RUBEN ROY: We haven't seen any slowdown to, you know, sort of the momentum that Nvidia is seeing on orders for their high end chips called the H100, for large language model training networks, and-- and we expect that to continue into year end and into next year. There's been some supply constraints that have impacted, in our view, some of the sales that Nvidia could have had this year. And we expect those supply constraints to start to ease as we get into the end of the year. And so you put all that together, and we think we have several quarters ahead at a minimum, where we have quite robust results coming up.
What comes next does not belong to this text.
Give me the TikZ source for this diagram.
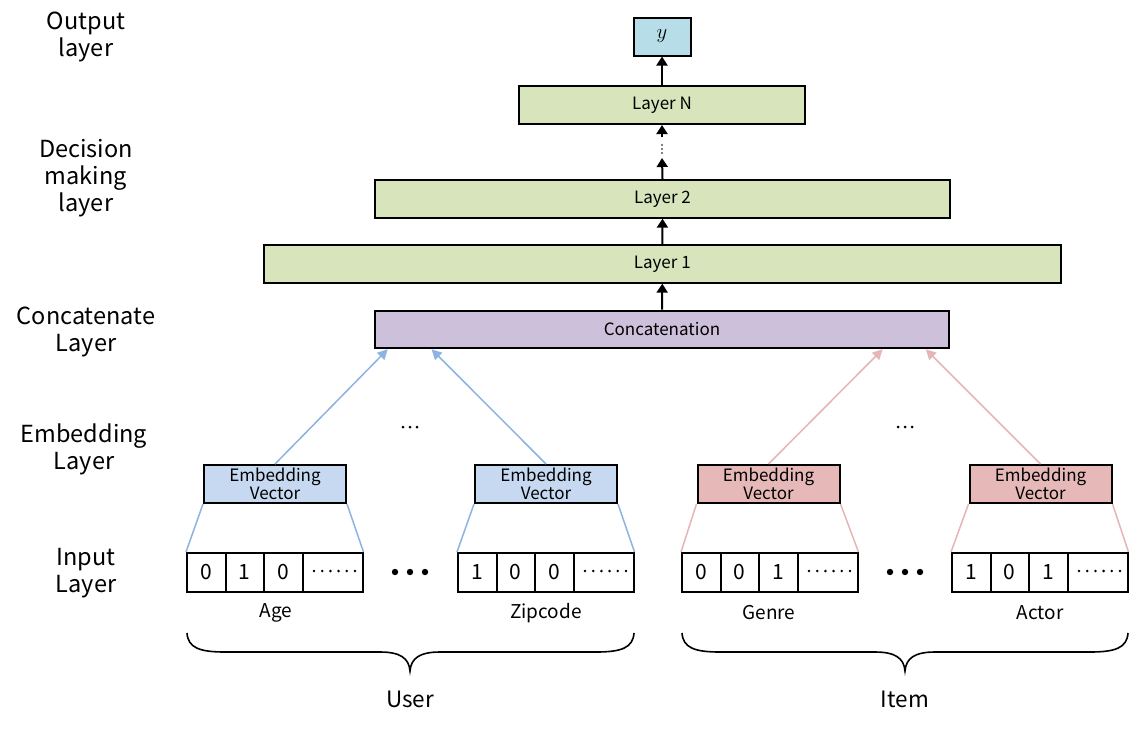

CATHIE WOOD: The flagship strategy does not own it because of our research. Now, everyone knows Nvidia has been the enabler of these amazing breakthroughs in AI. But they're not thinking about who the prime beneficiaries are going to be. And we've taken a strong point of view on that. Every stock in our portfolio practically is there with AI as a reason. They're for-- for things they have in common.

One, they have deep domain expertise in their own business. They're really good at what they do, to begin with. Two, they have-- they have brought in AI expertise. They are taking this very seriously. Three, they have good distribution, preferably global but maybe US only or regionally. And then after that, most important is proprietary data.

Our companies have data that nobody else has. And they're going to be able to use the foundation models like OpenAI and Anthropic and Llama 2, which is Meta's. Those are free. They're open source. And they with their own AI expertise will build specialized models on top of those using their proprietary data. And they will get to better answers than any of their competitors and continue to leave their competitors in the dust.

PAUL MEEKS: I am worried that we have a repeat this quarter of what we had last quarter, where they also crushed the numbers and gave pretty good guidance. After the call, folks raised their numbers all over the street yet the stock took quite a hit. So I just worry about the reaction not the fundamentals that we'll see.